Are you struggling to attack short balls accurately with power? In this article, I’ll share four amazing tennis forehand tips to help you master this shot. Besides, I’ll also explain in great detail how you can practice them on the court. This is a common shot that frustrates many tennis players when they’re facing a pusher. Therefore, I encourage you to work on these forehand tennis tips consistently to level up your game faster.
Let’s get started.
Players that don’t hit the ball very hard and play passively are popularly called “Pushers”. They want you to try to fall prey to their game, so don’t get caught in this trap. One of the keys for generating your own pace is to have an aggressive mindset.
When preparing to play a point, commit to the process of attacking any a short ball that lands around the service line. If your opponent’s ball doesn’t seem to have any pace and feels wimpy, keep in mind the following tips. Don’t back off on the power, technique and mental focus required to hit a high quality shot. Take the opportunity to be aggressive and seize it.
You can start punishing short balls by focusing on having the correct swing path on the shot. When you get a ball that bounces high and out of your strike zone, you still need to adjust your swing path and swing more across your body. Many players prefer to swing down to the pocket (High To Low Type Swing) instead of low to high. You want to set the racquet higher when the ball gets up out of your strike zone. Then, you can swing across and down aggressively.
These same tennis tips also apply to instantly fix your high forehand and help you to master it from any part of the court. In fact, it is easier to get more racquet head acceleration when you do this. Moreover, you’ll be able to generate pace while still being able to bring the ball down into the court.
When approaching short balls, you should use the correct footwork to get in a good position and hit powerful shots. Players who like to stay on the baseline have problems attacking short balls.
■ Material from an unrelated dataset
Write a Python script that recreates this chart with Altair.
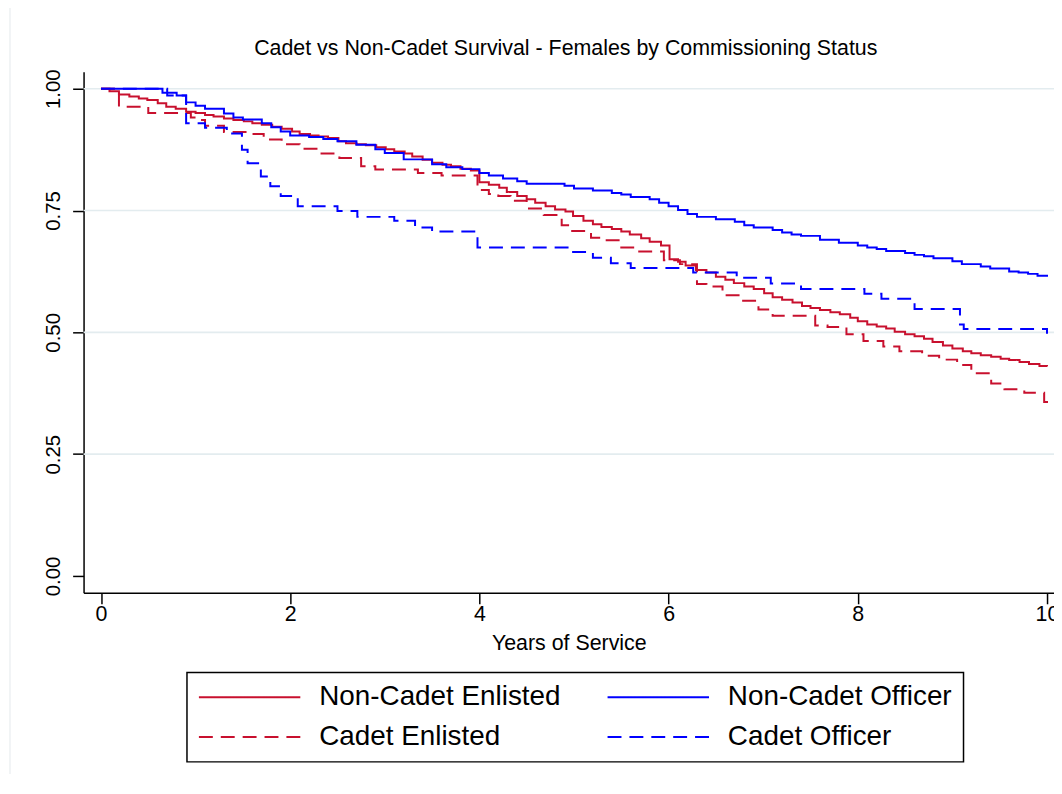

This issue derives from not moving up into the court and getting in a comfortable position.
This hesitation makes you late to the ball and you simply can’t attack. When the ball lands short and is within your strike zone, use the lift and land footwork pattern. As the ball approaches, get on the front foot and hop slightly off the court as you make contact. Thus, you can use that momentum to propel yourself forward in order to come to the net.
When you get a higher bouncing short ball, you should handle it differently and load the outside leg. Then, you can jump in the air as you hit the ball, and land on the front foot. Afterwards, you can come forward to the net to finish the point. This footwork pattern will keep you stable on higher balls and allow you to attack them.
It’s essential that you’re clear on your targets. Hence, you can know exactly where you’ll aim on the short balls. As a result, you won’t feel indecisive and will be able to swing freely. In fact, you should always have a target in mind when hitting the ball.
When trying to crush a short ball with no pace, try aiming low over the net and just past the service line. This kind of target will help you keep from spraying the balls long.
Use the above tennis forehand tips to boost your confidence when hitting slower paced balls around the service line. Once you get comfortable punishing those sitters, you’ll start winning more matches against passive players and so called “Pushers”.